→ Directions
Nothing outside the lines from the one containing "Write the Plotly code for this chart." down to the one containing "0.022, 0.017, 0.029, 0.032, 0.032, 0.023, 0.031, 0.019, 0.031]" belongs in the copy; print that span exactly, both ends included, with pictures removed.

○ ○ ○

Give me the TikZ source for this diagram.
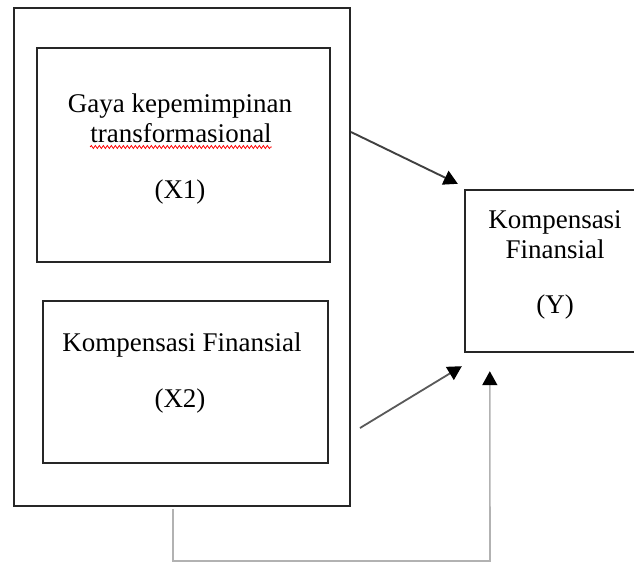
\documentclass[tikz,border=0pt]{standalone}
\usepackage{fontspec}
\setmainfont{Liberation Serif}
\usetikzlibrary{arrows.meta,decorations.pathmorphing}
\begin{document}
\begin{tikzpicture}[x=1pt,y=-1pt,
  boxline/.style={draw=black!85,line width=2.4pt,inner sep=0pt,line join=miter},
  txt/.style={anchor=base,inner sep=0pt,text=black,font=\fontsize{27}{30}\selectfont},
  tip/.style={-{Triangle[length=14pt,width=15pt,color=black]}},
]
\useasboundingbox[fill=white] (0,0) rectangle (634,563);
% boxes
\node[boxline,minimum width=336pt,minimum height=498pt] (outer) at (182,257) {};
\node[boxline,minimum width=293pt,minimum height=214pt] (x1) at (183.5,155) {};
\node[boxline,minimum width=285pt,minimum height=162pt] (x2) at (185.5,382) {};
\node[inner sep=0pt,minimum width=169pt,minimum height=162pt] (y) at (549.5,271) {};
\draw[draw=black!85,line width=2.4pt] (y.north east) -- (y.north west) -- (y.south west) -- (y.south east);
% texts
\node[txt] (t1) at (180,112) {Gaya kepemimpinan};
\node[txt] (t2) at (181,142) {transformasional};
\node[txt] (t3) at (180,198) {(X1)};
\node[txt] (t4) at (182,351) {Kompensasi Finansial};
\node[txt] (t5) at (180,407) {(X2)};
\node[txt] (t6) at (555,228) {Kompensasi};
\node[txt] (t7) at (555,258) {Finansial};
\node[txt] (t8) at (555,313) {(Y)};
\draw[red,line width=0.8pt,decorate,decoration={snake,amplitude=1.5pt,segment length=4pt}]
  ([yshift=-5pt]t2.base west) -- ([yshift=-5pt]t2.base east);
% connectors
\coordinate (a1) at (351,132);
\coordinate (a2) at (360,428);
\coordinate (a3) at (173,509);
\draw[tip,line width=1.9pt,draw=black!75] (a1) -- ([shift={(-7,-6)}]y.north west);
\draw[tip,line width=1.8pt,draw=black!65] (a2) -- ([shift={(-3,14)}]y.south west);
\draw[tip,line width=1.6pt,draw=black!30] (a3) |- (490,561) -- ([shift={(25,19)}]y.south west);
\end{tikzpicture}
\end{document}
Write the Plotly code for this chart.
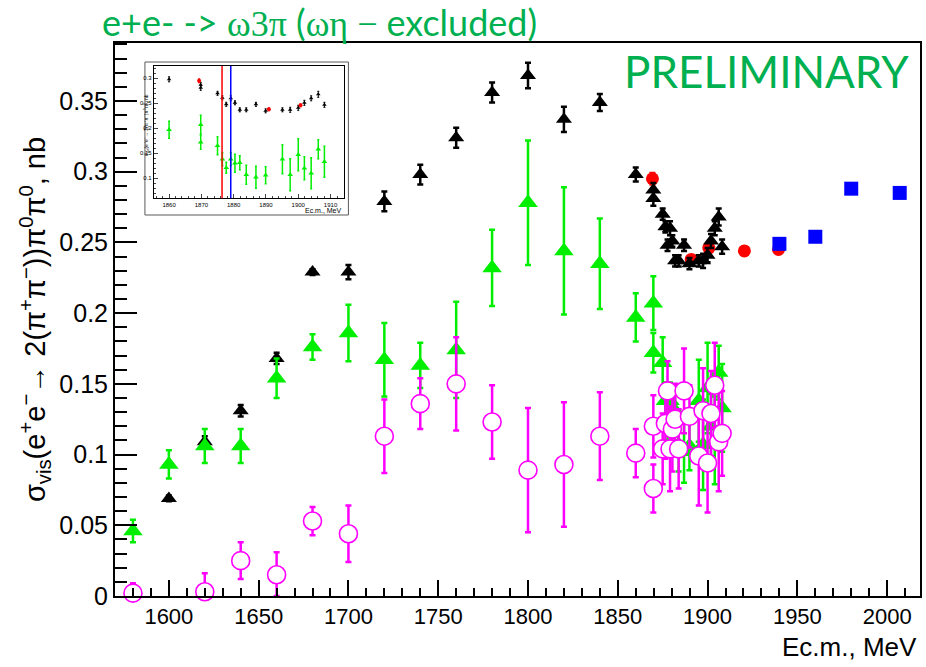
import plotly.graph_objects as go

# ---------------- data ----------------
# scan energies below the N-Nbar threshold region (MeV)
e_low = [1600, 1620, 1640, 1660, 1680, 1700, 1720, 1740, 1760, 1780, 1800, 1820, 1840]
black_low = [0.069, 0.109, 0.131, 0.168, 0.229, 0.229, 0.279, 0.298, 0.324, 0.356, 0.368, 0.337, 0.349]
black_low_err = [0.002, 0.004, 0.004, 0.004, 0.002, 0.005, 0.007, 0.007, 0.007, 0.007, 0.009, 0.009, 0.006]

# fine scan near the N-Nbar threshold (MeV)
e_high = [1860, 1869.8, 1869.8, 1875.0, 1876.5, 1877.7, 1879.1, 1880.4, 1881.9, 1883.9,
          1886.9, 1889.9, 1895.1, 1897.5, 1900.0, 1901.9, 1904.0, 1906.2, 1908.1]
black_high = [0.298, 0.287, 0.281, 0.270, 0.261, 0.248, 0.260, 0.251, 0.237, 0.237,
              0.248, 0.235, 0.237, 0.237, 0.241, 0.251, 0.260, 0.268, 0.247]
black_high_err = [0.005, 0.005, 0.005, 0.004, 0.004, 0.004, 0.005, 0.004, 0.004, 0.004,
                  0.004, 0.004, 0.004, 0.005, 0.005, 0.005, 0.005, 0.006, 0.005]

# omega 3pi (omega eta excluded)
e_green = [1580, 1600, 1620, 1640, 1660, 1680, 1700, 1720, 1740, 1760, 1780, 1800, 1820, 1840]
green_low = [0.046, 0.093, 0.106, 0.106, 0.154, 0.176, 0.186, 0.167, 0.163, 0.174, 0.232, 0.278, 0.244, 0.235]
green_low_err = [0.008, 0.010, 0.012, 0.012, 0.014, 0.009, 0.020, 0.026, 0.016, 0.034, 0.027, 0.044, 0.045, 0.032]
green_high = [0.197, 0.207, 0.172, 0.165, 0.138, 0.121, 0.138, 0.130, 0.131, 0.107,
              0.102, 0.106, 0.138, 0.107, 0.147, 0.120, 0.110, 0.158, 0.133]
green_high_err = [0.017, 0.019, 0.014, 0.018, 0.013, 0.011, 0.013, 0.018, 0.014, 0.019,
                  0.022, 0.017, 0.029, 0.032, 0.032, 0.023, 0.031, 0.019, 0.031]

# remaining contribution (open circles)
e_pink_low = [1580, 1620, 1640, 1660, 1680, 1700, 1720, 1740, 1760, 1780, 1800, 1820, 1840]
pink_low = [0.002, 0.003, 0.025, 0.015, 0.053, 0.044, 0.113, 0.136, 0.150, 0.123, 0.089, 0.093, 0.113]
pink_low_err = [0.007, 0.013, 0.013, 0.016, 0.010, 0.020, 0.026, 0.018, 0.033, 0.026, 0.044, 0.044, 0.031]
pink_high = [0.101, 0.120, 0.076, 0.104, 0.122, 0.145, 0.104, 0.118, 0.125, 0.104,
             0.145, 0.127, 0.099, 0.131, 0.094, 0.129, 0.149, 0.109, 0.115]
pink_high_err = [0.017, 0.022, 0.017, 0.025, 0.025, 0.021, 0.030, 0.030, 0.025, 0.028,
                 0.030, 0.022, 0.035, 0.030, 0.035, 0.030, 0.030, 0.035, 0.030]

# other measurements
e_red = [1869.3, 1890.9, 1900.7, 1920.5, 1939.5]
red_vals = [0.295, 0.238, 0.246, 0.244, 0.245]
red_err = [0.004, 0.003, 0.003, 0.003, 0.003]

e_blue = [1940, 1960, 1980, 2007]
blue_vals = [0.249, 0.254, 0.288, 0.285]
blue_err = [0.003, 0.003, 0.003, 0.0]

# axis ticks
x_ticks = [1600, 1650, 1700, 1750, 1800, 1850, 1900, 1950, 2000]
y_ticks = [0, 0.05, 0.1, 0.15, 0.2, 0.25, 0.3, 0.35]
y_tick_text = ["0", "0.05", "0.1", "0.15", "0.2", "0.25", "0.3", "0.35"]
inset_x_ticks = [1860, 1870, 1880, 1890, 1900, 1910]
inset_y_ticks = [0.1, 0.15, 0.2, 0.25, 0.3]
inset_y_text = ["0.1", "0.15", "0.2", "0.25", "0.3"]
inset_lines = {"red": 1876.4, "blue": 1879.1}

BLACK = "black"
GREEN = "rgb(0,238,0)"
PINK = "rgb(255,0,255)"
RED = "rgb(255,0,0)"
BLUE = "rgb(0,0,255)"
TITLE_GREEN = "rgb(0,176,80)"
FONT = "Liberation Sans"


def ebar(err, color, thick=2.5, width=3, minus=None):
    d = dict(type="data", array=err, color=color, thickness=thick, width=width, visible=True)
    if minus is not None:
        d["symmetric"] = False
        d["arrayminus"] = minus
    return d


# open circles: lower bars stop at zero
pink_y = pink_low + pink_high
pink_err = pink_low_err + pink_high_err
pink_minus = [min(v, e) for v, e in zip(pink_y, pink_err)]

fig = go.Figure()

# ---- main frame ----
fig.add_trace(go.Scatter(x=e_red, y=red_vals, mode="markers",
                         marker=dict(symbol="circle", size=13, color=RED),
                         error_y=ebar(red_err, RED), showlegend=False))
fig.add_trace(go.Scatter(x=e_low + e_high, y=black_low + black_high, mode="markers",
                         marker=dict(symbol="triangle-up", size=14, color=BLACK),
                         error_y=ebar(black_low_err + black_high_err, BLACK), showlegend=False))
fig.add_trace(go.Scatter(x=e_blue, y=blue_vals, mode="markers",
                         marker=dict(symbol="square", size=14, color=BLUE),
                         error_y=ebar(blue_err, BLUE), showlegend=False))
fig.add_trace(go.Scatter(x=e_green + e_high, y=green_low + green_high, mode="markers",
                         marker=dict(symbol="triangle-up", size=17, color=GREEN),
                         error_y=ebar(green_low_err + green_high_err, GREEN), showlegend=False))
fig.add_trace(go.Scatter(x=e_pink_low + e_high, y=pink_y, mode="markers", cliponaxis=False,
                         marker=dict(symbol="circle", size=18, color="white",
                                     line=dict(color=PINK, width=1.6)),
                         error_y=ebar(pink_err, PINK, minus=pink_minus), showlegend=False))

# ---- inset: zoom on the threshold region ----
fig.add_trace(go.Scatter(x=e_high, y=black_high, mode="markers", xaxis="x2", yaxis="y2",
                         marker=dict(symbol="triangle-up", size=4, color=BLACK),
                         error_y=ebar(black_high_err, BLACK, 1, 1), showlegend=False))
fig.add_trace(go.Scatter(x=e_red[:3], y=red_vals[:3], mode="markers", xaxis="x2", yaxis="y2",
                         marker=dict(symbol="circle", size=4, color=RED),
                         error_y=ebar(red_err[:3], RED, 1, 1), showlegend=False))
fig.add_trace(go.Scatter(x=e_high, y=green_high, mode="markers", xaxis="x2", yaxis="y2",
                         marker=dict(symbol="triangle-up", size=5, color=GREEN),
                         error_y=ebar(green_high_err, GREEN, 1.5, 1), showlegend=False))

shapes = [
    dict(type="rect", xref="paper", yref="paper",
         x0=(145 - 115) / 807, x1=(349 - 115) / 807,
         y0=(596 - 215) / 553, y1=(596 - 62) / 553,
         line=dict(color="rgb(90,90,90)", width=1), fillcolor="white", layer="below"),
]
for col, ex in inset_lines.items():
    shapes.append(dict(type="line", xref="x2", yref="y2 domain", x0=ex, x1=ex, y0=0, y1=1,
                       line=dict(color=col, width=1.5)))

annotations = [
    dict(text="e+e- -&gt; <span style=\"font-family:'Liberation Serif'\">ω3π</span> "
              "(<span style=\"font-family:'Liberation Serif'\">ωη − </span>excluded)",
         xref="paper", yref="paper", x=(100 - 115) / 807, y=(596 - 22) / 553,
         xanchor="left", yanchor="middle", showarrow=False,
         font=dict(family="Lato", size=36, color=TITLE_GREEN)),
    dict(text="PRELIMINARY", xref="paper", yref="paper",
         x=(913 - 115) / 807, y=(596 - 71) / 553, xanchor="right", yanchor="middle",
         showarrow=False, font=dict(family="Lato", size=44, color=TITLE_GREEN)),
    dict(text="Ec.m., MeV", xref="paper", yref="paper",
         x=(921 - 115) / 807, y=(596 - 647) / 553, xanchor="right", yanchor="middle",
         showarrow=False, font=dict(family=FONT, size=26, color="black")),
    dict(text="Ec.m., MeV", xref="paper", yref="paper",
         x=(345 - 115) / 807, y=(596 - 210) / 553, xanchor="right", yanchor="middle",
         showarrow=False, font=dict(family=FONT, size=7, color="black")),
    dict(text="σ<sub>vis</sub>(e<sup>+</sup>e<sup>−</sup>→ 2(π<sup>+</sup>π<sup>−</sup>)π<sup>0</sup>π<sup>0</sup>, nb",
         xref="paper", yref="paper", x=(147 - 115) / 807, y=(596 - 125) / 553,
         xanchor="center", yanchor="middle", textangle=-90, showarrow=False,
         font=dict(family=FONT, size=5, color="black")),
]

fig.update_layout(
    width=926, height=667,
    margin=dict(l=115, r=4, t=43, b=71),
    paper_bgcolor="white", plot_bgcolor="white",
    font=dict(family=FONT, color="black"),
    showlegend=False,
    shapes=shapes,
    annotations=annotations,
    xaxis=dict(range=[1570, 2018.3], tickvals=x_ticks, ticks="inside", ticklen=16, tickwidth=2,
               tickcolor="black", showline=True, linewidth=2, linecolor="black", mirror=True,
               showgrid=False, zeroline=False, tickfont=dict(size=22, family=FONT),
               minor=dict(dtick=10, tick0=1600, ticks="inside", ticklen=8, tickwidth=1.5,
                          tickcolor="black", showgrid=False)),
    yaxis=dict(range=[0, 0.391], tickvals=y_ticks, ticktext=y_tick_text, ticks="inside",
               ticklen=22, tickwidth=2, tickcolor="black", showline=True, linewidth=2,
               linecolor="black", mirror=True, showgrid=False, zeroline=False,
               tickfont=dict(size=25, family=FONT),
               minor=dict(dtick=0.01, tick0=0, ticks="inside", ticklen=12, tickwidth=1.5,
                          tickcolor="black", showgrid=False),
               title=dict(text="σ<sub>vis</sub>(e<sup>+</sup>e<sup>−</sup>→ 2(π<sup>+</sup>π<sup>−</sup>))"
                               "π<sup>0</sup>π<sup>0</sup>, nb",
                          font=dict(size=29, family=FONT), standoff=5)),
    xaxis2=dict(domain=[(154 - 115) / 807, (345 - 115) / 807], anchor="y2",
                range=[1855.3, 1914.3], tickvals=inset_x_ticks, ticks="inside", ticklen=4,
                tickwidth=1, showline=True, linewidth=1, linecolor="black", mirror=True,
                showgrid=False, zeroline=False, tickfont=dict(size=6, family=FONT),
                minor=dict(dtick=2, tick0=1860, ticks="inside", ticklen=2, tickwidth=1,
                           showgrid=False)),
    yaxis2=dict(domain=[(596 - 198.3) / 553, (596 - 66) / 553], anchor="x2",
                range=[0.06, 0.3246], tickvals=inset_y_ticks, ticktext=inset_y_text,
                ticks="inside", ticklen=4, tickwidth=1, showline=True, linewidth=1,
                linecolor="black", mirror=True, showgrid=False, zeroline=False,
                tickfont=dict(size=6, family=FONT),
                minor=dict(dtick=0.01, tick0=0, ticks="inside", ticklen=2, tickwidth=1,
                           showgrid=False)),
)

fig.write_html("out.html")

○ ○ ○

→ Written reply
Write the Plotly code for this chart.
import plotly.graph_objects as go

# ---------------- data ----------------
# scan energies below the N-Nbar threshold region (MeV)
e_low = [1600, 1620, 1640, 1660, 1680, 1700, 1720, 1740, 1760, 1780, 1800, 1820, 1840]
black_low = [0.069, 0.109, 0.131, 0.168, 0.229, 0.229, 0.279, 0.298, 0.324, 0.356, 0.368, 0.337, 0.349]
black_low_err = [0.002, 0.004, 0.004, 0.004, 0.002, 0.005, 0.007, 0.007, 0.007, 0.007, 0.009, 0.009, 0.006]

# fine scan near the N-Nbar threshold (MeV)
e_high = [1860, 1869.8, 1869.8, 1875.0, 1876.5, 1877.7, 1879.1, 1880.4, 1881.9, 1883.9,
          1886.9, 1889.9, 1895.1, 1897.5, 1900.0, 1901.9, 1904.0, 1906.2, 1908.1]
black_high = [0.298, 0.287, 0.281, 0.270, 0.261, 0.248, 0.260, 0.251, 0.237, 0.237,
              0.248, 0.235, 0.237, 0.237, 0.241, 0.251, 0.260, 0.268, 0.247]
black_high_err = [0.005, 0.005, 0.005, 0.004, 0.004, 0.004, 0.005, 0.004, 0.004, 0.004,
                  0.004, 0.004, 0.004, 0.005, 0.005, 0.005, 0.005, 0.006, 0.005]

# omega 3pi (omega eta excluded)
e_green = [1580, 1600, 1620, 1640, 1660, 1680, 1700, 1720, 1740, 1760, 1780, 1800, 1820, 1840]
green_low = [0.046, 0.093, 0.106, 0.106, 0.154, 0.176, 0.186, 0.167, 0.163, 0.174, 0.232, 0.278, 0.244, 0.235]
green_low_err = [0.008, 0.010, 0.012, 0.012, 0.014, 0.009, 0.020, 0.026, 0.016, 0.034, 0.027, 0.044, 0.045, 0.032]
green_high = [0.197, 0.207, 0.172, 0.165, 0.138, 0.121, 0.138, 0.130, 0.131, 0.107,
              0.102, 0.106, 0.138, 0.107, 0.147, 0.120, 0.110, 0.158, 0.133]
green_high_err = [0.017, 0.019, 0.014, 0.018, 0.013, 0.011, 0.013, 0.018, 0.014, 0.019,
                  0.022, 0.017, 0.029, 0.032, 0.032, 0.023, 0.031, 0.019, 0.031]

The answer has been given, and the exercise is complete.